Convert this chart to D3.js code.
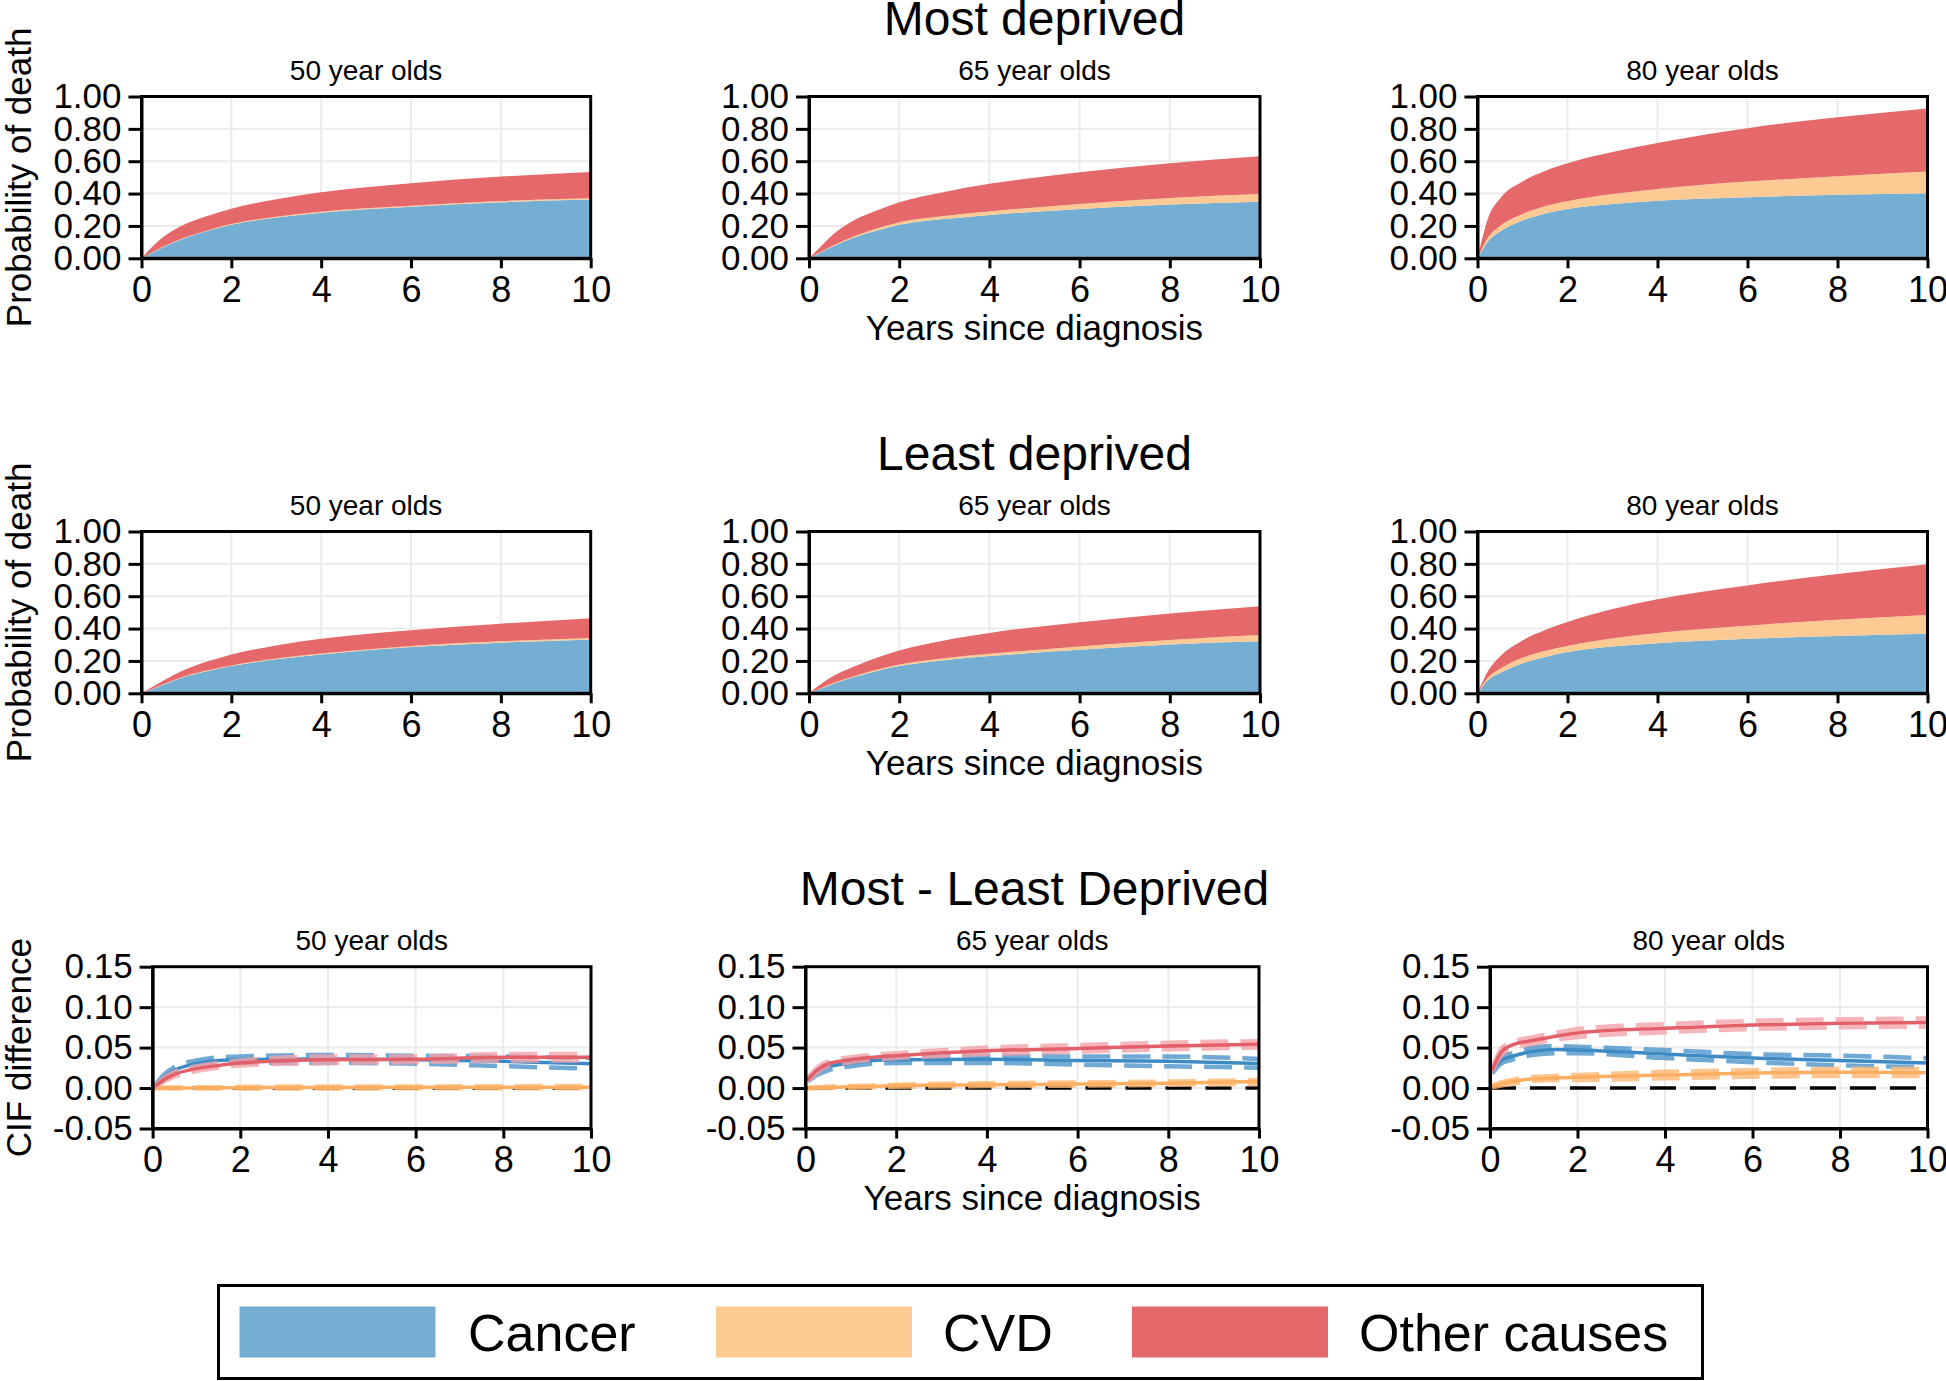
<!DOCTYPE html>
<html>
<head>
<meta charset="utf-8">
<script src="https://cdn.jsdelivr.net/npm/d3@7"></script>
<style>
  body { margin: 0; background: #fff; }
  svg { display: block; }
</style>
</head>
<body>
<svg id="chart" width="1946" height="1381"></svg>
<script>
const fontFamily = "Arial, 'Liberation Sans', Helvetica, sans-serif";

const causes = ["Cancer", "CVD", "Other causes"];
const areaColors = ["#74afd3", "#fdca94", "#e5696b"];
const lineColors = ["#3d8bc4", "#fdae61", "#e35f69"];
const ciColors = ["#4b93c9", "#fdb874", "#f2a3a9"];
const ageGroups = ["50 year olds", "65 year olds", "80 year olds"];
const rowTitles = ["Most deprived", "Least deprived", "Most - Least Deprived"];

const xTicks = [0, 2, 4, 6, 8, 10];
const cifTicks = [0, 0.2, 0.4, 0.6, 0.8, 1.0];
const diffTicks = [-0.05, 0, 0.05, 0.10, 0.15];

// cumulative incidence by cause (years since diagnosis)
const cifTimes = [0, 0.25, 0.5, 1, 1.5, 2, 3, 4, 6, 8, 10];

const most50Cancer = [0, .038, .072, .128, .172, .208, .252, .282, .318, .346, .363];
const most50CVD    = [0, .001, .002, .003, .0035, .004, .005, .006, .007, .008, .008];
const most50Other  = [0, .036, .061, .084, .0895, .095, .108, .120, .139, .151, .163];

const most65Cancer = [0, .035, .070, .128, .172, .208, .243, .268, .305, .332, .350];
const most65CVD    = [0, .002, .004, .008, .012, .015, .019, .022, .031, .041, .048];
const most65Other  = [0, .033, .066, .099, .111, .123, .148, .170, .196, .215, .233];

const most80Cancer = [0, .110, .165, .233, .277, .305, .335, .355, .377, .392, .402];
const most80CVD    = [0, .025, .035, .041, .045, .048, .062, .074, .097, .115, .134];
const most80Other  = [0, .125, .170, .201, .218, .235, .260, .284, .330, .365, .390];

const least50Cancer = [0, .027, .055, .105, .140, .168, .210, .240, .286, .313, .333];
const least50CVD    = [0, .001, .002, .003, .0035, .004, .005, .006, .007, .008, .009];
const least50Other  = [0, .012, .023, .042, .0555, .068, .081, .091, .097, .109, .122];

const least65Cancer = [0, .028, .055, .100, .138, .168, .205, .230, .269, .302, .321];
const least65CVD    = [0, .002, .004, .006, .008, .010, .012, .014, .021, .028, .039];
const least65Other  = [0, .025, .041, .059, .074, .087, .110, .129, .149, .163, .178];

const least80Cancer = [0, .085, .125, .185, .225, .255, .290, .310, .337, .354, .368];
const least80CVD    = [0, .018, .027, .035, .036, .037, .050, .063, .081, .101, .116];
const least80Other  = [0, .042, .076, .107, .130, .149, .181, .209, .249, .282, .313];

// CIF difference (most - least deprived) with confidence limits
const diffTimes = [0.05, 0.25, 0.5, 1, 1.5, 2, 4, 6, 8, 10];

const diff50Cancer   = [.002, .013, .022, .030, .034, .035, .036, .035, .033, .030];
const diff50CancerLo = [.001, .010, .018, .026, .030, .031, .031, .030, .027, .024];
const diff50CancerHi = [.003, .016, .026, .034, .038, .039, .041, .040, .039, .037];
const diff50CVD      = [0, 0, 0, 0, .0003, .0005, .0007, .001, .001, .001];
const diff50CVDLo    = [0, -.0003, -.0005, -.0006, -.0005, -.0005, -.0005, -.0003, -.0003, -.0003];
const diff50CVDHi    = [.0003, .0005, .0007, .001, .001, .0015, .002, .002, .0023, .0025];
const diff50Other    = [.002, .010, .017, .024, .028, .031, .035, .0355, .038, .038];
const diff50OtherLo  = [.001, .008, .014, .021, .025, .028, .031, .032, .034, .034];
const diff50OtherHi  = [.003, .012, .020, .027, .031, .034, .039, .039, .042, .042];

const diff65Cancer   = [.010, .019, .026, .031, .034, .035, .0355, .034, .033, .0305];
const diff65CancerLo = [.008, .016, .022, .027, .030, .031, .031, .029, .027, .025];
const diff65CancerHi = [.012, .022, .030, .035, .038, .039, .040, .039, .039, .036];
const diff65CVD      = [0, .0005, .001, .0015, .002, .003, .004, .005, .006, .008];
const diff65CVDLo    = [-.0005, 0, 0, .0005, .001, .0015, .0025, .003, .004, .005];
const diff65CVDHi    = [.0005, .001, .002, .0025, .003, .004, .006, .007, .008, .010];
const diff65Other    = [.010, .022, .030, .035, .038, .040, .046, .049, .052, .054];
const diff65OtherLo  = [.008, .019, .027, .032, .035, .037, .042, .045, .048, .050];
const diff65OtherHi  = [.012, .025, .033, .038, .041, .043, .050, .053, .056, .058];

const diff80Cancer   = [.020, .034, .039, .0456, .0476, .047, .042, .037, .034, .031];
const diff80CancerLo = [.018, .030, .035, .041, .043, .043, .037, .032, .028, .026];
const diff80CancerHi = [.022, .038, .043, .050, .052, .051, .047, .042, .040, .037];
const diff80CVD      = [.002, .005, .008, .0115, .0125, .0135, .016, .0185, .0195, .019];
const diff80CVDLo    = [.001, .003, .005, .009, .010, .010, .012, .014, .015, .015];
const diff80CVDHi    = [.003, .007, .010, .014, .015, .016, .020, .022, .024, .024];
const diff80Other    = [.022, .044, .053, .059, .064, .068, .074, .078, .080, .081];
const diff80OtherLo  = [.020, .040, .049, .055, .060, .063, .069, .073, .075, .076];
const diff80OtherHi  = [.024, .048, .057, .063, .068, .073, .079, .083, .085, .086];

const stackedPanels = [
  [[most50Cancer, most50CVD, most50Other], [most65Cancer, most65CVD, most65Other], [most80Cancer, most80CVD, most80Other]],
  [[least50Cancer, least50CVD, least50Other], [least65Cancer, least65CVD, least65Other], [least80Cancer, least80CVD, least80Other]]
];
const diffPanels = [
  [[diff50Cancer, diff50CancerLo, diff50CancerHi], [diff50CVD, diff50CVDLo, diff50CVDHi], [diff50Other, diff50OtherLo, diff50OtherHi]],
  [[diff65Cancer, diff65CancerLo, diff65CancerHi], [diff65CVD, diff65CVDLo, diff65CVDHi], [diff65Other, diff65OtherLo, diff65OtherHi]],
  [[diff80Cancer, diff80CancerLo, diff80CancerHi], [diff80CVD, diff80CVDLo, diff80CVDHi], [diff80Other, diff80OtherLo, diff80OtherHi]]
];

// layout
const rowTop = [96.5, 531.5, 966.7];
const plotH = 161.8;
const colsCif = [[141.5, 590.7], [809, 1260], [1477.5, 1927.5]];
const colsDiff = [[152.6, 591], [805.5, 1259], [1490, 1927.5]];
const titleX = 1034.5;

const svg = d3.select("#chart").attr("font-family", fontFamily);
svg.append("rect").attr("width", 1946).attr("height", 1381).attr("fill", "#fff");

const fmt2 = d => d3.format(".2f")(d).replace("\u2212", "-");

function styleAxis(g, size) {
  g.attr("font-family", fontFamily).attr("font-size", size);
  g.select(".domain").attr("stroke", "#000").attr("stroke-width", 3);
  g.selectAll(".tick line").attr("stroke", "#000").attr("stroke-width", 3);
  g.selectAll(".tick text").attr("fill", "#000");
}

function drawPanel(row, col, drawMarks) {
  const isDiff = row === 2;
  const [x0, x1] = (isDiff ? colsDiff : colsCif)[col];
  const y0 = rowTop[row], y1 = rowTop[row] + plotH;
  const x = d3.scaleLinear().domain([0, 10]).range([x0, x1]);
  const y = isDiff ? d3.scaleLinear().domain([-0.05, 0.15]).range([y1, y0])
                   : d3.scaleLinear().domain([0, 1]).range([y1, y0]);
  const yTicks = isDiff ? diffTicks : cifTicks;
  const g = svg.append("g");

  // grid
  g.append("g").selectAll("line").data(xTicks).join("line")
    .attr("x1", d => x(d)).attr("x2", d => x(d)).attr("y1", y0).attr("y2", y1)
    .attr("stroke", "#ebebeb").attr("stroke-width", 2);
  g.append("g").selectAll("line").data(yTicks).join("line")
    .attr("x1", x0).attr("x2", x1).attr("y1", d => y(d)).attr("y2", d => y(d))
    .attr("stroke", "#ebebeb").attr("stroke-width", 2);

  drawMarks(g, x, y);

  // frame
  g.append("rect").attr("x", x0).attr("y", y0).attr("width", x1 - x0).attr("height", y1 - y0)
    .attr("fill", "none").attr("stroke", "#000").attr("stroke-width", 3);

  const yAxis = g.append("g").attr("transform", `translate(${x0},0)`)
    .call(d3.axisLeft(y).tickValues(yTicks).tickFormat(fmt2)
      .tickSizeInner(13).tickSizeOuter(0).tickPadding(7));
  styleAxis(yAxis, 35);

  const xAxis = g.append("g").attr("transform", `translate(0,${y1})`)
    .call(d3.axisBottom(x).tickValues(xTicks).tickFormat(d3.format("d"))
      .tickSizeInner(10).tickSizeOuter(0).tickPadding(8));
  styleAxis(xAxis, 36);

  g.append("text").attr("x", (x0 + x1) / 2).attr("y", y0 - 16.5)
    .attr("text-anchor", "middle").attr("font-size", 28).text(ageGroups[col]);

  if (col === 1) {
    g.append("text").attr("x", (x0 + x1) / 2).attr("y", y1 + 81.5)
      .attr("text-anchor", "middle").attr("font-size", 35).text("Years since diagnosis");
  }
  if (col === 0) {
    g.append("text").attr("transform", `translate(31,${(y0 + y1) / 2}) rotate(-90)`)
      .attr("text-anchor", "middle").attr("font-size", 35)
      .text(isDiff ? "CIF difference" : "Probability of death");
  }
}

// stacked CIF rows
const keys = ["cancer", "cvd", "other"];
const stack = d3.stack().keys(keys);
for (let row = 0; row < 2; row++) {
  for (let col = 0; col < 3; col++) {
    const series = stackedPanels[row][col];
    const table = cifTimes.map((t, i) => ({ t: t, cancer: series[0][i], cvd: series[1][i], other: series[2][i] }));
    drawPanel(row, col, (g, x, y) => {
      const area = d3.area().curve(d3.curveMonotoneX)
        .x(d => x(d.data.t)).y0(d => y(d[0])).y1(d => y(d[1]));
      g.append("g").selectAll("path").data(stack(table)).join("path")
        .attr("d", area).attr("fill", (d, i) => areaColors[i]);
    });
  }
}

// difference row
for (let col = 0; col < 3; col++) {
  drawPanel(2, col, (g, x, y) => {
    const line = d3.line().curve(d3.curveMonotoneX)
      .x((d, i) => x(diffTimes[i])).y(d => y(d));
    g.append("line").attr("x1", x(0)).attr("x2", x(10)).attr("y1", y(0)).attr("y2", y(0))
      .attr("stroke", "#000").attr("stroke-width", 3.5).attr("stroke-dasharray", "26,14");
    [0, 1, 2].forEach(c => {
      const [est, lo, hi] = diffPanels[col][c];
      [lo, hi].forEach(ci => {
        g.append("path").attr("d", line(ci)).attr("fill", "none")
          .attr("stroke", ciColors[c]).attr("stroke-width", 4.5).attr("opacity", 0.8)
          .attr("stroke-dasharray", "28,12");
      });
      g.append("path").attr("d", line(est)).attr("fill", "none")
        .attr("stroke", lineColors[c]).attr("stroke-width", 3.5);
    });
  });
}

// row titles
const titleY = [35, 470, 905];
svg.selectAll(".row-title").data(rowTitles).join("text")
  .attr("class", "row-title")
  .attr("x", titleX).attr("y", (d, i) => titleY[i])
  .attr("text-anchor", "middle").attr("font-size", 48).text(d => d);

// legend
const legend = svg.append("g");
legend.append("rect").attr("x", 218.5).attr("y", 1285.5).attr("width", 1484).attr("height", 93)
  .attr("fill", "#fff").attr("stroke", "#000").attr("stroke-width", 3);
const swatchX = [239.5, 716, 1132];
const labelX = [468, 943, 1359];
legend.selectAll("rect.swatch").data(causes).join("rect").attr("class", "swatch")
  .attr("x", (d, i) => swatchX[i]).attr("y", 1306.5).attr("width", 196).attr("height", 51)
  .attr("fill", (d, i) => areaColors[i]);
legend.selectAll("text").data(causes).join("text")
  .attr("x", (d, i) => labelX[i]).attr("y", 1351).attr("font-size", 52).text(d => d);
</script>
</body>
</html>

■ Work required: Leave out any pictures and return exactly the lines from the beginning of the data through the line with "3, 4, 6, 8, 10];", inclusive.

■ Answer to this problem:
Convert this chart to D3.js code.
<!DOCTYPE html>
<html>
<head>
<meta charset="utf-8">
<script src="https://cdn.jsdelivr.net/npm/d3@7"></script>
<style>
  body { margin: 0; background: #fff; }
  svg { display: block; }
</style>
</head>
<body>
<svg id="chart" width="1946" height="1381"></svg>
<script>
const fontFamily = "Arial, 'Liberation Sans', Helvetica, sans-serif";

const causes = ["Cancer", "CVD", "Other causes"];
const areaColors = ["#74afd3", "#fdca94", "#e5696b"];
const lineColors = ["#3d8bc4", "#fdae61", "#e35f69"];
const ciColors = ["#4b93c9", "#fdb874", "#f2a3a9"];
const ageGroups = ["50 year olds", "65 year olds", "80 year olds"];
const rowTitles = ["Most deprived", "Least deprived", "Most - Least Deprived"];

const xTicks = [0, 2, 4, 6, 8, 10];
const cifTicks = [0, 0.2, 0.4, 0.6, 0.8, 1.0];
const diffTicks = [-0.05, 0, 0.05, 0.10, 0.15];

// cumulative incidence by cause (years since diagnosis)
const cifTimes = [0, 0.25, 0.5, 1, 1.5, 2, 3, 4, 6, 8, 10];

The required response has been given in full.